Обещал, что, как только исправится и на приличную одежду себе заработает, так выпустит её и к себе на фабрику устроит. Она поначалу верила, что это такой метод лечения и воспитания. В ЛТП, слыхала, тоже так-то сурово лечат.
Вторую дуру он на вокзале нашёл.
Приехала она откуда-то из далёкой деревни, а тут, в городе её ждали, ага!
Сунулась туда-сюда, кроме как в уборщицы за копейки, никуда не берут. А дядя Коля обещал взять к себе в цех на хорошую работу, где большие деньги платят.
Был он серьёзным, строгим, немногословным. По возрасту – в отцы годится , и по манерам – что отец родной.
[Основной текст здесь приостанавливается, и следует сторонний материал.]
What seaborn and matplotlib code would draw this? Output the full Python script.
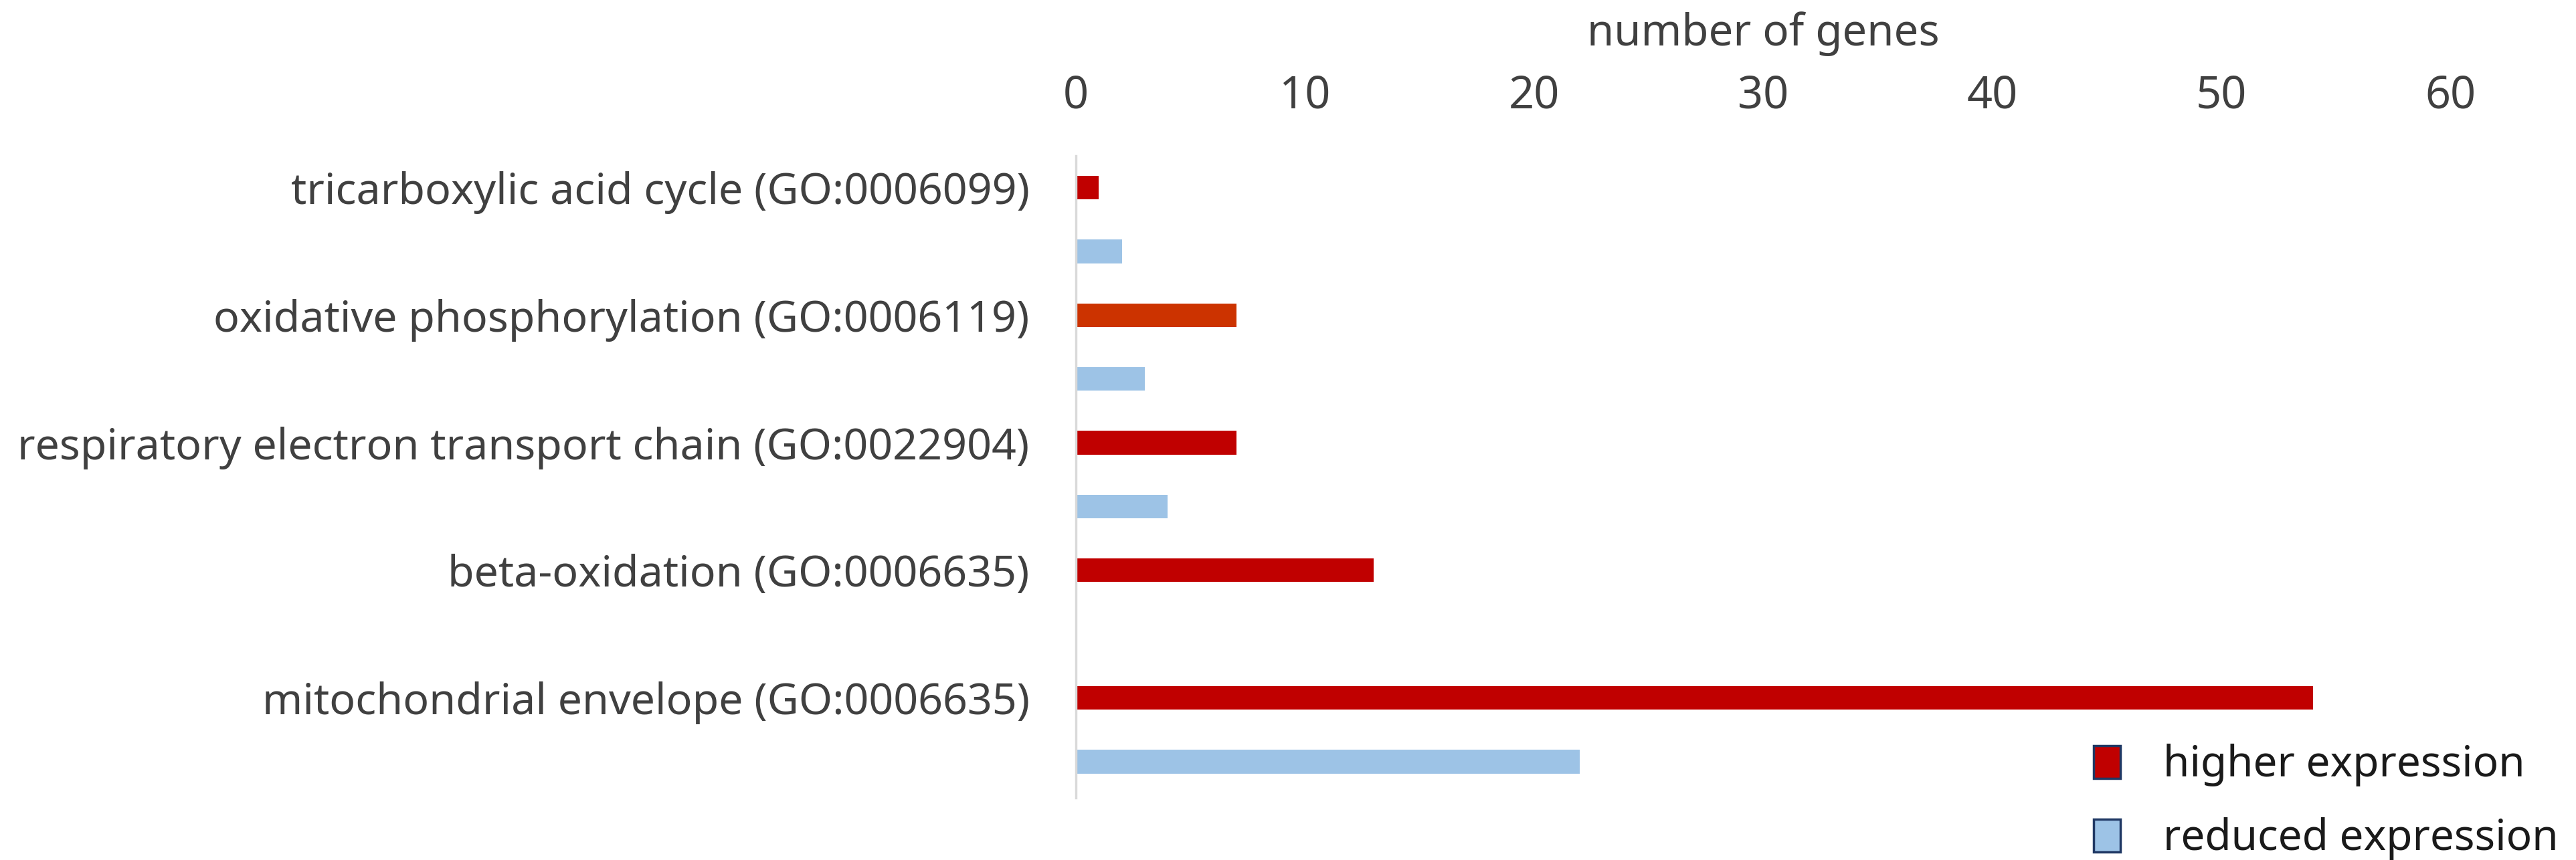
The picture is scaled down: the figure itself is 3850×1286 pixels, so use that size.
import pandas as pd
import matplotlib.pyplot as plt
import seaborn as sns
from matplotlib.patches import Patch

# -------------------------------
# DATA
# -------------------------------
categories = [
    'tricarboxylic acid cycle (GO:0006099)',
    'oxidative phosphorylation (GO:0006119)',
    'respiratory electron transport chain (GO:0022904)',
    'beta-oxidation (GO:0006635)',
    'mitochondrial envelope (GO:0006635)',
]
higher_expression = [1, 7, 7, 13, 54]
reduced_expression = [2, 3, 4, 0, 22]
series_names = ['higher expression', 'reduced expression']
x_ticks = [0, 10, 20, 30, 40, 50, 60]

red = '#C00000'
red_orange = '#CC3300'
blue = '#9DC3E6'
higher_colors = [red, red_orange, red, red, red]

# one row per bar: category then series, interleaved
rows, values, colors = [], [], []
for cat, hi, lo, hc in zip(categories, higher_expression, reduced_expression, higher_colors):
    rows += [cat + '|higher', cat + '|reduced']
    values += [hi, lo]
    colors += [hc, blue]

df = pd.DataFrame({'row': rows, 'value': values})

# -------------------------------
# PLOT
# -------------------------------
sns.set_style('white')
plt.rcParams['font.family'] = ['Noto Sans', 'DejaVu Sans']

fig = plt.figure(figsize=(38.5, 12.86), dpi=100)
ax = fig.add_axes([0.4177, 0.072, 0.9512 - 0.4177, 0.819 - 0.072])

sns.barplot(data=df, x='value', y='row', hue='row', order=rows,
            palette=dict(zip(rows, colors)), width=0.37, saturation=1,
            linewidth=0, legend=False, ax=ax)

ax.set_xlim(0, 60)
ax.set_ylim(9.57, -0.5)
ax.set_xticks(x_ticks)
ax.set_yticks(range(0, len(rows), 2))
ax.set_yticklabels(categories)
ax.xaxis.tick_top()
ax.xaxis.set_label_position('top')
ax.set_xlabel('number of genes', fontsize=47, color='#404040', labelpad=30)
ax.set_ylabel('')
ax.tick_params(axis='x', length=0, labelsize=48, labelcolor='#404040', pad=40)
ax.tick_params(axis='y', length=0, labelsize=46.5, labelcolor='#404040', pad=50)

for side in ['top', 'right', 'bottom']:
    ax.spines[side].set_visible(False)
ax.spines['left'].set_color('#D9D9D9')
ax.spines['left'].set_linewidth(2.5)

handles = [Patch(facecolor=red, edgecolor='#203864', linewidth=2.5),
           Patch(facecolor=blue, edgecolor='#203864', linewidth=2.5)]
leg = fig.legend(handles, series_names, loc='lower right', bbox_to_anchor=(1.008, -0.045),
                 frameon=False, fontsize=46, handlelength=0.62, handleheight=0.8,
                 handletextpad=1.0, labelspacing=0.72)
for t in leg.get_texts():
    t.set_color('#1a1a1a')

fig.savefig('out.png', dpi=100)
Ни грязных намёков, никаких приставаний. Вёл себя, как начальник ведёт, когда принимает на работу. Она пошла за ним
И оказалась в той же яме. А ведь просто попросил её спуститься в погреб, огурчиков-помидорчиков солёных достать. У самого, мол, старого, поясница болит.
А третья оказалась вообще сирота. Туда же её!
Он все правильно просчитал, что никто их искать не будет, и никаких знакомых у них тут, понятно, нет.
Они ему шили, он сдавал продукцию, кормил их баландой из ведра, да другое ведро выливал в дворовый туалет.
Сколько они там просидели – сами точно не знают.
Освободили мы их. Но вы бы видели, какой ненавистью они прониклись ко мне уже через несколько дней! Пожалуй, не меньшей, чем друг к другу.
Они вспоминали малейшие обиды – кто чего больше съел и меньше сшил.
Кошмар происходящего разрастался, и, в конце концов, я просто бросил все, не стал заниматься ни продажей этого проклятого дома, который бы все равно никто здесь не купил.
Я даже постарался уехать незаметно, сев в электричку, и только на следующей станции купил билет на поезд.
Дома я не хотел ничего говорить, но пришлось!
Жена не поняла меня. Как можно бросить такой особняк! Хоть бы о дочери подумал. Дело у нас тогда чуть не дошло до развода.
А ключи, честно признаться, я на обратном пути выкинул из окна вагона.